Using the zip Utility
On older Windows systems, the zip utility should be used to archive and compress your data on the SIP.
To create a zip archive on the SIP, execute zip -r <archive-name>.zip <dir-to-archive>. Be sure that the directory you wish to archive is in your working directory. Otherwise, specify the relative or absolute path to the directory you wish to archive. Replace the <archive-name> argument with the name of the new zip archive. You may or may not include the .zip file extension to the archive’s name; if you do not, the zip utility will add it automatically. Replace the <dir-to-archive> argument with the directory you wish to place in the zip archive. The -r option ensures that the directory and its contents are archived and compressed as described below
[user@sip-dtn1 ~]$ zip -r Documents Documents adding: Documents/ (stored 0%) adding: Documents/IntroUnix.pdf (deflated 4%) adding: Documents/MATLAB/ (stored 0%) adding: Documents/PyLists.py (deflated 61%)
After the zip archive has been created, execute ls -l
in the directory from which you created it to ensure the archive exists. It will appear with the name you gave to the archive followed by the .zip extension.
With the zip archive created and verified, transfer it to your system using Globus. Please refer to the Configuring Globus section to learn how to use it on your system. Once you transfer the zip archive to your system, open the File Explorer and navigate to the directory in which you placed the archive. Right-click on the archive and select the “Extract All…” option in the submenu. Figure 2.3 shows where to locate this option. Specify the directory in which the contents should be extracted, then select “Extract.” You may then open the archive and peruse its contents.
Globus Connect Personal
Globus Connect Personal Installation
The following video demonstrates how to install the Globus Connect Personal application on your computer system.
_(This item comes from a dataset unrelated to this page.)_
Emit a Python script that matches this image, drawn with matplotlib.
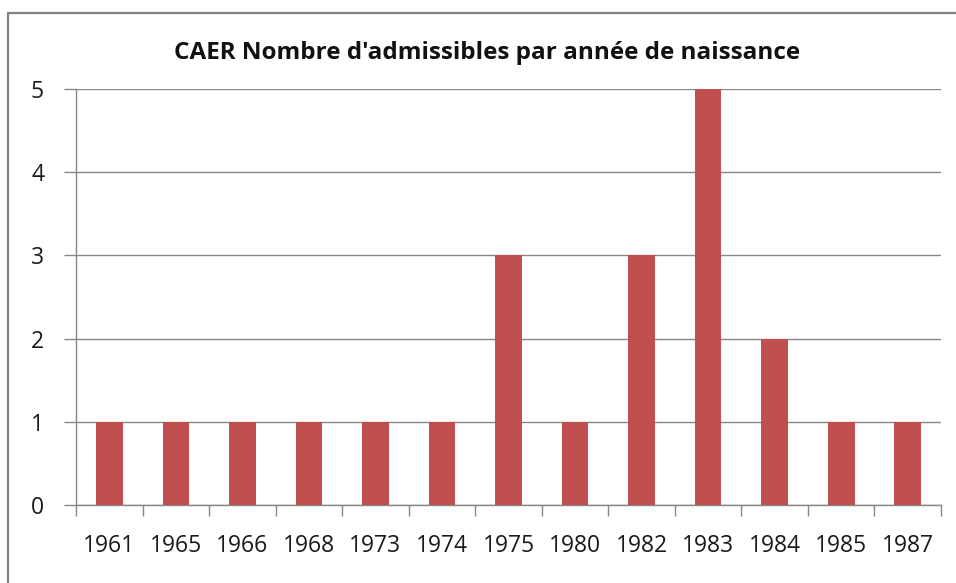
import numpy as np
import matplotlib
matplotlib.use("Agg")
import matplotlib.pyplot as plt
from matplotlib.patches import Rectangle

years = ["1961", "1965", "1966", "1968", "1973", "1974", "1975",
         "1980", "1982", "1983", "1984", "1985", "1987"]
counts = [1, 1, 1, 1, 1, 1, 3, 1, 3, 5, 2, 1, 1]

plt.rcParams["font.family"] = ["Open Sans", "DejaVu Sans"]
GRID = "#878787"
W, H = 956, 583

fig = plt.figure(figsize=(W / 100, H / 100), dpi=100)
ax = fig.add_axes([76 / W, 1 - 505 / H, (941 - 76) / W, (505 - 89) / H])

x = np.arange(len(years))
ax.bar(x, counts, width=0.4, color="#C0504D", zorder=3)

ax.set_xlim(-0.5, len(years) - 0.5)
ax.set_ylim(0, 5)
ax.set_yticks(range(6))
ax.yaxis.grid(True, color=GRID, lw=1.0)
ax.set_axisbelow(True)

# category labels centred, tick marks on the boundaries
ax.set_xticks(x)
ax.set_xticklabels(years, fontsize=16.5, color="#1a1a1a")
ax.tick_params(axis="x", length=0, pad=21)
ax.set_xticks(np.arange(-0.5, len(years)), minor=True)
ax.tick_params(axis="x", which="minor", length=8, color=GRID, width=1)
ax.tick_params(axis="y", length=9, color=GRID, width=1, labelsize=16.5,
               labelcolor="#1a1a1a", pad=14)

for s in ("top", "right"):
    ax.spines[s].set_visible(False)
for s in ("left", "bottom"):
    ax.spines[s].set_color(GRID)
    ax.spines[s].set_linewidth(1.0)

fig.text(487 / W, 1 - 53 / H, "CAER Nombre d'admissibles par année de naissance",
         ha="center", va="center", fontsize=17.5, fontweight="bold", color="#111111")

# chart area frame
fig.patches.append(Rectangle((8 / W, -0.05), 1.2, 1 - 13 / H + 0.05,
                             transform=fig.transFigure, fill=False,
                             edgecolor="#828282", lw=1.6))

fig.savefig("out.png", dpi=100)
Globus Connect Personal and the Secure Enclave
- The UTK Globus subscription supports high-assurance features for managing sensitive data. The University of Tennessee, Knoxville, is an Institution with a Secure Enclave where researchers can store and analyze data with higher security requirements. Joining your GCP endpoint to the UTK Globus subscription provides many benefits that are especially important for secure enclave users.
- The subscription allows the use of Globus with data that requires additional protection, including Personally Identifiable Information (PII), Protected Health Information (PHI), and Controlled Unclassified Information (CUI). Subscribers may identify storage systems with sensitive data that require higher levels of assurance, and Globus will ensure that stricter access policies are enforced as required by the institution.
- Choosing the University of Tennessee, Knoxville, as the organizational login name will associate access to that endpoint with your UTK CAS authentication when installing the GCP application. To access the High Assurance features, Secure Enclave users should also Submit HPSC Service Request requesting that the new endpoint (identified by UUID) be added to the UTK High Assurance subscription.
The following screenshots demonstrate how to check for a few required steps after installation.
- Please click the three dots on the right after typing the NetID in the Collection.
- Then click Edit Attributes as circled on the right.
- The Visible To section can be changed from private to public at any time, but the secure enclave users should set it to “Public – Visible to all users” before submitting the ticket to add the GCP endpoint to the UTK subscription.
- The Authentication Timeout needs to be changed from 0 to 30 minutes. This also has been mentioned in the installation tutorial.
- The highlight section of Legacy name is users’ UUID. PLEASE DO NOT MAKE A CHANGE.
- For the final step, the secure enclave users must Submit HPSC Service Request that includes the UUID to request a new endpoint be added to the UTK High Assurance subscription.